Information provided

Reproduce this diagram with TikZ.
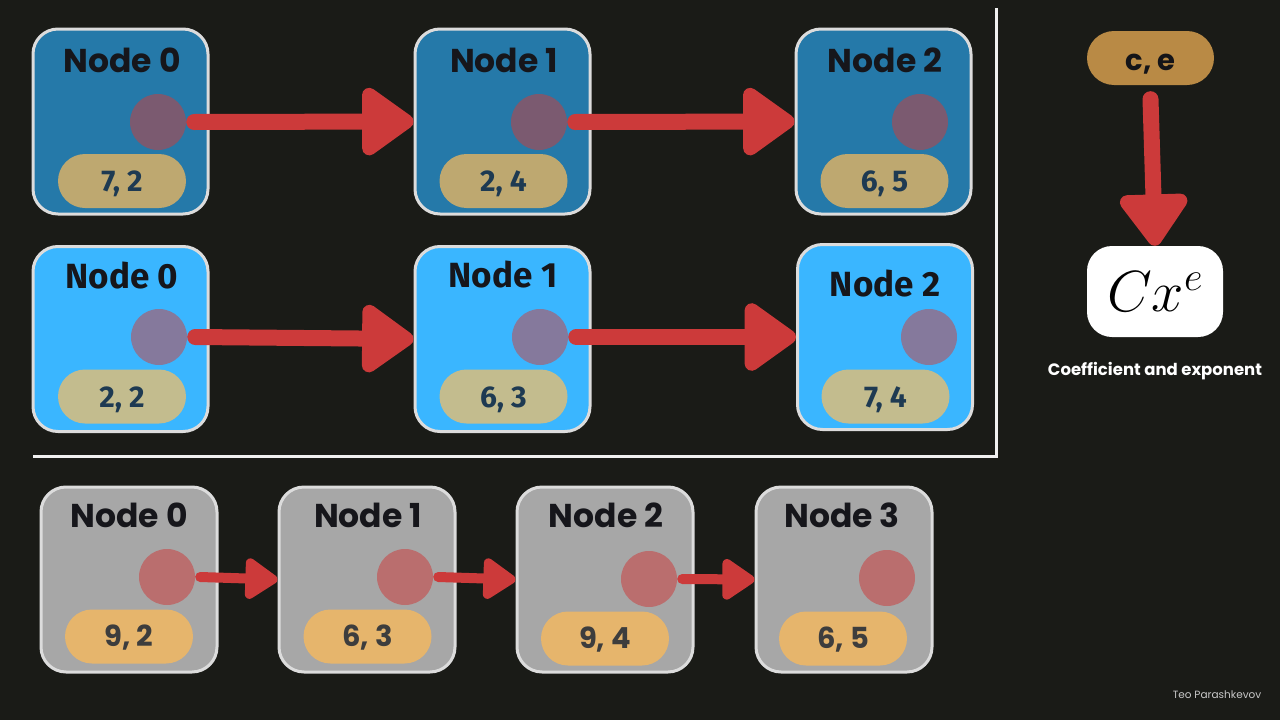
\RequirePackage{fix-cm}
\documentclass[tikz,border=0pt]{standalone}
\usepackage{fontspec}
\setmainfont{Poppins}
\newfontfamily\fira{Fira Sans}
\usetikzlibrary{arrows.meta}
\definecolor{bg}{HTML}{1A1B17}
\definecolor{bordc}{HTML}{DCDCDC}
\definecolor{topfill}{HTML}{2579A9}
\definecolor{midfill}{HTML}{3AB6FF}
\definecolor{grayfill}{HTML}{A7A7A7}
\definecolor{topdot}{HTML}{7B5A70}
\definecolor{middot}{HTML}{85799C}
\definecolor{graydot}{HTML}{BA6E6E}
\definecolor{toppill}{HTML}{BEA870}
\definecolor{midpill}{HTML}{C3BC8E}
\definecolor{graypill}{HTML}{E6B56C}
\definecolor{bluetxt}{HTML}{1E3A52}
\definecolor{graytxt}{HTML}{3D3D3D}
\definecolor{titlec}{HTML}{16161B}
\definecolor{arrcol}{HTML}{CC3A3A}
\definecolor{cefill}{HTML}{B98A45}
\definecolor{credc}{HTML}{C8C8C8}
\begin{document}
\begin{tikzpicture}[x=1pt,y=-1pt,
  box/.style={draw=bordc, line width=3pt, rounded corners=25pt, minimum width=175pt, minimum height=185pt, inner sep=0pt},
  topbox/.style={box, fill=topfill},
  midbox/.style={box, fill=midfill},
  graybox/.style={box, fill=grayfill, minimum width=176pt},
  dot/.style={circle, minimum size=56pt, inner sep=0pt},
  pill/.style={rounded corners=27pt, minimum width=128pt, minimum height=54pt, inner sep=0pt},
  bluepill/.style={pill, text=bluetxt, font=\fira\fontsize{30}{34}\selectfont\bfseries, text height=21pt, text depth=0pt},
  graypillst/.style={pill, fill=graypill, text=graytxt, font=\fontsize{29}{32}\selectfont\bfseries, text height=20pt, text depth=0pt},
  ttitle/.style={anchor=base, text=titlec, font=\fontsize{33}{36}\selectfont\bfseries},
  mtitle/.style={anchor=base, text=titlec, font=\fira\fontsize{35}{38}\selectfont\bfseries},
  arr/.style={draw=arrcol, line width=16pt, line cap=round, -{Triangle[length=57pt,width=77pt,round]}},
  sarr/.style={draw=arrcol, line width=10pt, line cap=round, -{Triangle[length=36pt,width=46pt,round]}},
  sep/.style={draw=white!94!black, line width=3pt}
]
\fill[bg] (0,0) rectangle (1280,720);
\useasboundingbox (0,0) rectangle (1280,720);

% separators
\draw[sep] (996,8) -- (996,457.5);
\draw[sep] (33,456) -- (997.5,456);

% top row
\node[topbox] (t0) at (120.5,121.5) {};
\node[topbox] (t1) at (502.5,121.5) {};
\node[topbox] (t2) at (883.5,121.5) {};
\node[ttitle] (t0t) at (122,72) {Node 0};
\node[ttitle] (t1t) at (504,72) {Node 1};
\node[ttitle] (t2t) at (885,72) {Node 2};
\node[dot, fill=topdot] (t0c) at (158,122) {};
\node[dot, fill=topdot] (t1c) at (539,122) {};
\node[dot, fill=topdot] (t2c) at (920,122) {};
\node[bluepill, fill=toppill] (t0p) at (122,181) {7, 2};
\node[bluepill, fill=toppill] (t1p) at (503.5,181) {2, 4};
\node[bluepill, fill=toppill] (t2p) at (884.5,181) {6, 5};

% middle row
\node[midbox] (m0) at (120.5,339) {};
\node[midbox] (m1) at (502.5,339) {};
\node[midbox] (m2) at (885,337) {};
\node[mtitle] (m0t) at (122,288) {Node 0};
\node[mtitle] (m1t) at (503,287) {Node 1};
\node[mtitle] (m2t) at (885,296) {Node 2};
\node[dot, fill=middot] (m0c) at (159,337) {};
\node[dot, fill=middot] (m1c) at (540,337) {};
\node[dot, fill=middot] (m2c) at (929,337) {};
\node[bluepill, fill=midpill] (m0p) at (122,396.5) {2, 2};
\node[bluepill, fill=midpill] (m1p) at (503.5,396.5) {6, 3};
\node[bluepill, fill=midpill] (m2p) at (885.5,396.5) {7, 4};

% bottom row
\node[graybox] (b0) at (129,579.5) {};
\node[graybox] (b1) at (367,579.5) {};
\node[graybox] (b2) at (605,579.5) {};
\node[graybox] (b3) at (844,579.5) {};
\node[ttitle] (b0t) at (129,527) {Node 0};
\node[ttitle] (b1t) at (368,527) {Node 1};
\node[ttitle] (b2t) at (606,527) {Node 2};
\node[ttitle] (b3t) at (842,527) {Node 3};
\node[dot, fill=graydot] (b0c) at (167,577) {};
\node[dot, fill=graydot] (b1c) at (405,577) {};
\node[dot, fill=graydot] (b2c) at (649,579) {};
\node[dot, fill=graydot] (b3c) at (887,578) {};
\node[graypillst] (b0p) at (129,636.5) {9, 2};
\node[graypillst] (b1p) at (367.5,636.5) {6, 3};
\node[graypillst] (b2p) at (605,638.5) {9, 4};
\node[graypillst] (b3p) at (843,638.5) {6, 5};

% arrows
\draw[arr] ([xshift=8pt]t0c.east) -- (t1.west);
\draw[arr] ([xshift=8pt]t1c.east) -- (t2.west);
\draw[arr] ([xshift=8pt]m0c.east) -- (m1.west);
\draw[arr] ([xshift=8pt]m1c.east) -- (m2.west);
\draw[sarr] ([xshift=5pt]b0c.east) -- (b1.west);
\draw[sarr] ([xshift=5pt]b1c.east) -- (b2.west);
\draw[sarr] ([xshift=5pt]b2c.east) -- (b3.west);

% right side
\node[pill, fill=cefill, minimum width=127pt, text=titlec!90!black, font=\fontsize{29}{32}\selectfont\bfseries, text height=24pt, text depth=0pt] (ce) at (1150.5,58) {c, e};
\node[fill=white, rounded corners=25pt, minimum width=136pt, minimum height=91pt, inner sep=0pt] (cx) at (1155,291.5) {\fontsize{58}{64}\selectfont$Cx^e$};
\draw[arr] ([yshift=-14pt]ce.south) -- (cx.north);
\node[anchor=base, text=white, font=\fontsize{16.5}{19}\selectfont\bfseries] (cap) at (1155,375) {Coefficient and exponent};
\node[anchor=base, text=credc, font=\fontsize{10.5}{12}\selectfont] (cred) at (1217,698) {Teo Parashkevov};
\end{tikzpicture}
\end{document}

What is required
Quote the material in full and exactly; do not carry over its pictures.

Worked solution
Reproduce this diagram with TikZ.
\RequirePackage{fix-cm}
\documentclass[tikz,border=0pt]{standalone}
\usepackage{fontspec}
\setmainfont{Poppins}
\newfontfamily\fira{Fira Sans}
\usetikzlibrary{arrows.meta}
\definecolor{bg}{HTML}{1A1B17}
\definecolor{bordc}{HTML}{DCDCDC}
\definecolor{topfill}{HTML}{2579A9}
\definecolor{midfill}{HTML}{3AB6FF}
\definecolor{grayfill}{HTML}{A7A7A7}
\definecolor{topdot}{HTML}{7B5A70}
\definecolor{middot}{HTML}{85799C}
\definecolor{graydot}{HTML}{BA6E6E}
\definecolor{toppill}{HTML}{BEA870}
\definecolor{midpill}{HTML}{C3BC8E}
\definecolor{graypill}{HTML}{E6B56C}
\definecolor{bluetxt}{HTML}{1E3A52}
\definecolor{graytxt}{HTML}{3D3D3D}
\definecolor{titlec}{HTML}{16161B}
\definecolor{arrcol}{HTML}{CC3A3A}
\definecolor{cefill}{HTML}{B98A45}
\definecolor{credc}{HTML}{C8C8C8}
\begin{document}
\begin{tikzpicture}[x=1pt,y=-1pt,
  box/.style={draw=bordc, line width=3pt, rounded corners=25pt, minimum width=175pt, minimum height=185pt, inner sep=0pt},
  topbox/.style={box, fill=topfill},
  midbox/.style={box, fill=midfill},
  graybox/.style={box, fill=grayfill, minimum width=176pt},
  dot/.style={circle, minimum size=56pt, inner sep=0pt},
  pill/.style={rounded corners=27pt, minimum width=128pt, minimum height=54pt, inner sep=0pt},
  bluepill/.style={pill, text=bluetxt, font=\fira\fontsize{30}{34}\selectfont\bfseries, text height=21pt, text depth=0pt},
  graypillst/.style={pill, fill=graypill, text=graytxt, font=\fontsize{29}{32}\selectfont\bfseries, text height=20pt, text depth=0pt},
  ttitle/.style={anchor=base, text=titlec, font=\fontsize{33}{36}\selectfont\bfseries},
  mtitle/.style={anchor=base, text=titlec, font=\fira\fontsize{35}{38}\selectfont\bfseries},
  arr/.style={draw=arrcol, line width=16pt, line cap=round, -{Triangle[length=57pt,width=77pt,round]}},
  sarr/.style={draw=arrcol, line width=10pt, line cap=round, -{Triangle[length=36pt,width=46pt,round]}},
  sep/.style={draw=white!94!black, line width=3pt}
]
\fill[bg] (0,0) rectangle (1280,720);
\useasboundingbox (0,0) rectangle (1280,720);

% separators
\draw[sep] (996,8) -- (996,457.5);
\draw[sep] (33,456) -- (997.5,456);

% top row
\node[topbox] (t0) at (120.5,121.5) {};
\node[topbox] (t1) at (502.5,121.5) {};
\node[topbox] (t2) at (883.5,121.5) {};
\node[ttitle] (t0t) at (122,72) {Node 0};
\node[ttitle] (t1t) at (504,72) {Node 1};
\node[ttitle] (t2t) at (885,72) {Node 2};
\node[dot, fill=topdot] (t0c) at (158,122) {};
\node[dot, fill=topdot] (t1c) at (539,122) {};
\node[dot, fill=topdot] (t2c) at (920,122) {};
\node[bluepill, fill=toppill] (t0p) at (122,181) {7, 2};
\node[bluepill, fill=toppill] (t1p) at (503.5,181) {2, 4};
\node[bluepill, fill=toppill] (t2p) at (884.5,181) {6, 5};

% middle row
\node[midbox] (m0) at (120.5,339) {};
\node[midbox] (m1) at (502.5,339) {};
\node[midbox] (m2) at (885,337) {};
\node[mtitle] (m0t) at (122,288) {Node 0};
\node[mtitle] (m1t) at (503,287) {Node 1};
\node[mtitle] (m2t) at (885,296) {Node 2};
\node[dot, fill=middot] (m0c) at (159,337) {};
\node[dot, fill=middot] (m1c) at (540,337) {};
\node[dot, fill=middot] (m2c) at (929,337) {};
\node[bluepill, fill=midpill] (m0p) at (122,396.5) {2, 2};
\node[bluepill, fill=midpill] (m1p) at (503.5,396.5) {6, 3};
\node[bluepill, fill=midpill] (m2p) at (885.5,396.5) {7, 4};

% bottom row
\node[graybox] (b0) at (129,579.5) {};
\node[graybox] (b1) at (367,579.5) {};
\node[graybox] (b2) at (605,579.5) {};
\node[graybox] (b3) at (844,579.5) {};
\node[ttitle] (b0t) at (129,527) {Node 0};
\node[ttitle] (b1t) at (368,527) {Node 1};
\node[ttitle] (b2t) at (606,527) {Node 2};
\node[ttitle] (b3t) at (842,527) {Node 3};
\node[dot, fill=graydot] (b0c) at (167,577) {};
\node[dot, fill=graydot] (b1c) at (405,577) {};
\node[dot, fill=graydot] (b2c) at (649,579) {};
\node[dot, fill=graydot] (b3c) at (887,578) {};
\node[graypillst] (b0p) at (129,636.5) {9, 2};
\node[graypillst] (b1p) at (367.5,636.5) {6, 3};
\node[graypillst] (b2p) at (605,638.5) {9, 4};
\node[graypillst] (b3p) at (843,638.5) {6, 5};

% arrows
\draw[arr] ([xshift=8pt]t0c.east) -- (t1.west);
\draw[arr] ([xshift=8pt]t1c.east) -- (t2.west);
\draw[arr] ([xshift=8pt]m0c.east) -- (m1.west);
\draw[arr] ([xshift=8pt]m1c.east) -- (m2.west);
\draw[sarr] ([xshift=5pt]b0c.east) -- (b1.west);
\draw[sarr] ([xshift=5pt]b1c.east) -- (b2.west);
\draw[sarr] ([xshift=5pt]b2c.east) -- (b3.west);

% right side
\node[pill, fill=cefill, minimum width=127pt, text=titlec!90!black, font=\fontsize{29}{32}\selectfont\bfseries, text height=24pt, text depth=0pt] (ce) at (1150.5,58) {c, e};
\node[fill=white, rounded corners=25pt, minimum width=136pt, minimum height=91pt, inner sep=0pt] (cx) at (1155,291.5) {\fontsize{58}{64}\selectfont$Cx^e$};
\draw[arr] ([yshift=-14pt]ce.south) -- (cx.north);
\node[anchor=base, text=white, font=\fontsize{16.5}{19}\selectfont\bfseries] (cap) at (1155,375) {Coefficient and exponent};
\node[anchor=base, text=credc, font=\fontsize{10.5}{12}\selectfont] (cred) at (1217,698) {Teo Parashkevov};
\end{tikzpicture}
\end{document}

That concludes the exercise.